テレビ朝日系「報道ステーション」(報ステ)の16日夜の生放送で、NHK党の立花孝志党首が、“強制退場”させられる騒動があった。この日、行われたのは参院選(6月22日公示、7月10日投開票)に向けた各党党首による党首討論。自民党総裁の岸田首相をはじめ、9党の党首が参加してのものだった。立花氏は、別室からリモートで出演した。
立花氏「テレビは国民を洗脳する装置」
大越健介キャスターから、「国民の安全をどう守る」というテーマで指名された立花氏は、次のように発言した。
テレビは核兵器に勝る武器です。テレビは国民を洗脳する装置です。テレビは国民が知るべき真実を隠しています。本日お昼過ぎ、テレビ朝日のプロデューサーから手紙を頂戴しました。手紙には『テーマから逸脱する発言は控えていただくようお願いいたします。万が一、そのような発言があった場合は、しかるべく対応をさせていただく場合もあることをご承知おきください』とありました。
発言中から幾度も大越キャスターから、テーマと関係ない発言を止めるよう注意を受けていた立花氏。それでも話を止めずに立花氏は、「プロデューサーから電話で、番組から追い出されると言われた」と発言。「追い出される前に」と自身のユーチューブの告知をしようとすると、大越キャスターは「発言を止めていただきましょう。申し訳ありません。その発言は認められませんので、打ち切らせていただきます」と強制終了。その後も党首討論は続けられたが、そこに立花氏の姿はなかった。
過去には国家転覆呼びかけも
参院選は衆院選に比べて、ユニークな政党、候補者が多い傾向にあるが、今回は特にその傾向が顕著だ。中には、ユーチューブのノリで政見放送を行いそうな候補者も少なからず見受けられる。
政見放送の始まりは半世紀前にさかのぼる。元東京都知事で、作家・タレントだった青島幸男氏が、1968年の参院選に初当選した直後、当時の佐藤栄作首相に提案して導入されたが、これまでにも数々の「伝説」を生んできた。
今も、一部好事家の間で語り継がれているのが1991年の東京都知事選に出馬した、歌手の内田裕也氏の政見放送だ。冒頭、ジョン・レノンの「Power to the People」とエルビス・プレスリーの「Are You Lonesome Tonight(今夜はひとりかい)」を歌い上げた内田氏。その後、自身の生い立ちや東京都知事選に出馬する理由などをスピーチしたのだが、すべて英語。もちろん、日本語字幕などない。政見放送を見た人のうち、何人が理解できたかか不明だが、面白がった都民の支持を得たのか再選した当時の鈴木俊一知事以下、主要政党が擁立した4人の候補者に続き、無所属無党派では最多の54,654票を集めた。

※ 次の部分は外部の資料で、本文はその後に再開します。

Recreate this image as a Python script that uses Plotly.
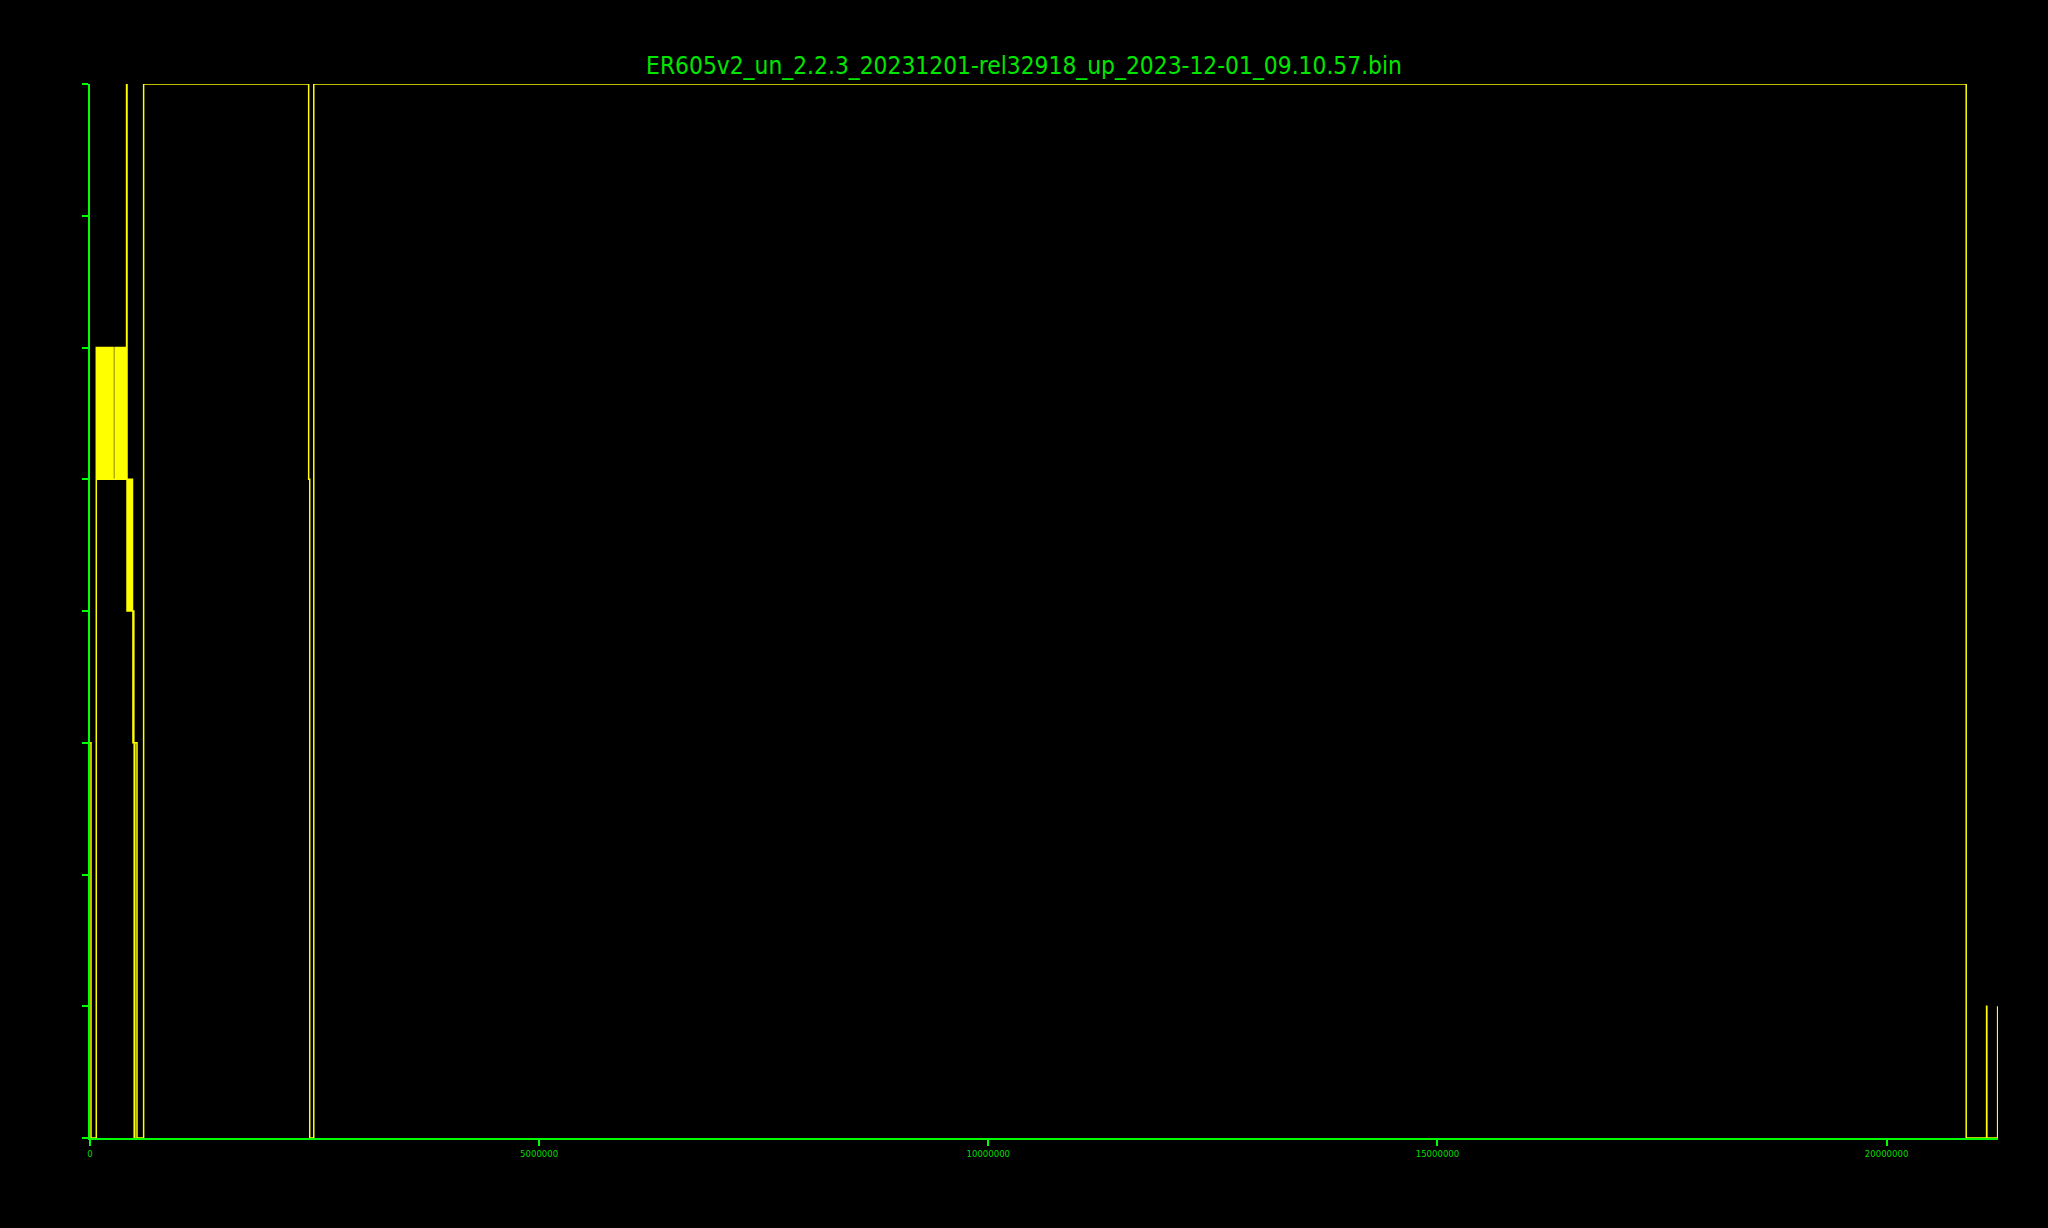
import plotly.graph_objects as go

title_text = "ER605v2_un_2.2.3_20231201-rel32918_up_2023-12-01_09.10.57.bin"

# byte offset where each level starts
offsets = [0, 11000, 70000, 81000, 92000, 103000, 114000, 125000, 136000, 147000,
           158000, 169000, 180000, 191000, 202000, 213000, 224000, 235000, 246000, 257000,
           279000, 290000, 301000, 312000, 323000, 334000, 345000, 356000, 367000, 378000,
           389000, 400000, 407000, 412000, 418000, 423000, 429000, 434000, 445000, 451000,
           456000, 462000, 467000, 473000, 478000, 483000, 488000, 492000, 499000, 523000,
           597000, 2434000, 2446000, 2491000, 20886000, 21113000, 21116000, 21236000]
# entropy level for each offset
entropy = [3, 0, 6, 5, 6, 5, 6, 5, 6, 5,
           6, 5, 6, 5, 6, 5, 6, 5, 6, 5,
           6, 5, 6, 5, 6, 5, 6, 5, 6, 5,
           6, 5, 8, 4, 5, 4, 5, 4, 5, 4,
           5, 4, 5, 4, 3, 4, 3, 0, 3, 0,
           8, 5, 0, 8, 0, 1, 0, 1]

x_ticks = [0, 5000000, 10000000, 15000000, 20000000]
x_tick_labels = ["0", "5000000", "10000000", "15000000", "20000000"]
y_ticks = [0, 1, 2, 3, 4, 5, 6, 7, 8]
x_max = 21240000

fig = go.Figure()
fig.add_trace(go.Scatter(
    x=offsets, y=entropy, mode="lines",
    line=dict(color="#ffff00", width=1.5, shape="hv"),
    hoverinfo="skip", showlegend=False,
))

fig.update_layout(
    width=2048, height=1228,
    paper_bgcolor="#000000", plot_bgcolor="#000000",
    margin=dict(l=90, r=50, t=84, b=90),
    title=dict(text=title_text, x=0.5, xanchor="center", xref="container",
               y=1 - 65 / 1228, yanchor="middle", yref="container",
               font=dict(family="DejaVu Sans Condensed, DejaVu Sans", size=24.3, color="#00e600")),
    showlegend=False,
)
fig.update_xaxes(
    range=[0, x_max], tickvals=x_ticks, ticktext=x_tick_labels,
    showline=True, linecolor="#00ff00", linewidth=1.5,
    ticks="outside", ticklen=6, tickcolor="#00ff00", tickwidth=1.5,
    tickfont=dict(family="DejaVu Sans Condensed, DejaVu Sans", size=9.5, color="#00dd00"),
    showgrid=False, zeroline=False,
)
fig.update_yaxes(
    range=[0, 8], tickvals=y_ticks, showticklabels=False,
    showline=True, linecolor="#00ff00", linewidth=1.5,
    ticks="outside", ticklen=6, tickcolor="#00ff00", tickwidth=1.5,
    showgrid=False, zeroline=False,
)

fig.write_html("out.html", config={"displayModeBar": False})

今世紀に入ってからは、政治活動家の外山恒一氏が、2007年の東京都知事選に出馬した時の政見放送を覚えている人も多いのではないか。外山氏は政見放送で、国家転覆を呼びかけるために都知事選に出馬したと述べた。
もうこんな国に何も望まない。残された選択肢はただ一つ。こんな国はもう滅ぼすことだ!もはや政府転覆しかない‼少数派の諸君!これを機会に、政府転覆の恐ろしい陰謀を、共に進めていこうではないか。ポスターに連絡先が書いてあるから、選挙期間中でも、終わってからでもかまわない。私に1本電話をいれてくれ。もちろん、選挙権のない未成年の諸君や、東京都以外の諸君でも構わない。我々少数派には、選挙なんか元々全然関係ないんだから。最後に一応言っておく。私が当選したら、奴らはビビる!私もビビる
規定あるものの…、何でもありの政見放送
“伝説”クラスの2人を並べてみると、「政見放送はなんでもありなのか?」と疑問に思う人もいるだろう。実際、何でもありなのだ。
電波法を根拠に、テレビ局は政見放送の内容を編集することはできない。過去に、差別用語を使用して侮蔑的な発言をした候補者が最高裁まで争われた訴訟で敗訴した例があるくらいだ。一応、「品位を保つ」という規定はあるものの、努力義務だ。
政党の大小、さらに政党に所属していようが無所属だろうが関係なく、どの候補者にも平等に用意されている政見放送。インパクトのある候補者が少なくない今回の参院選では、どのような政見放送が見られるか。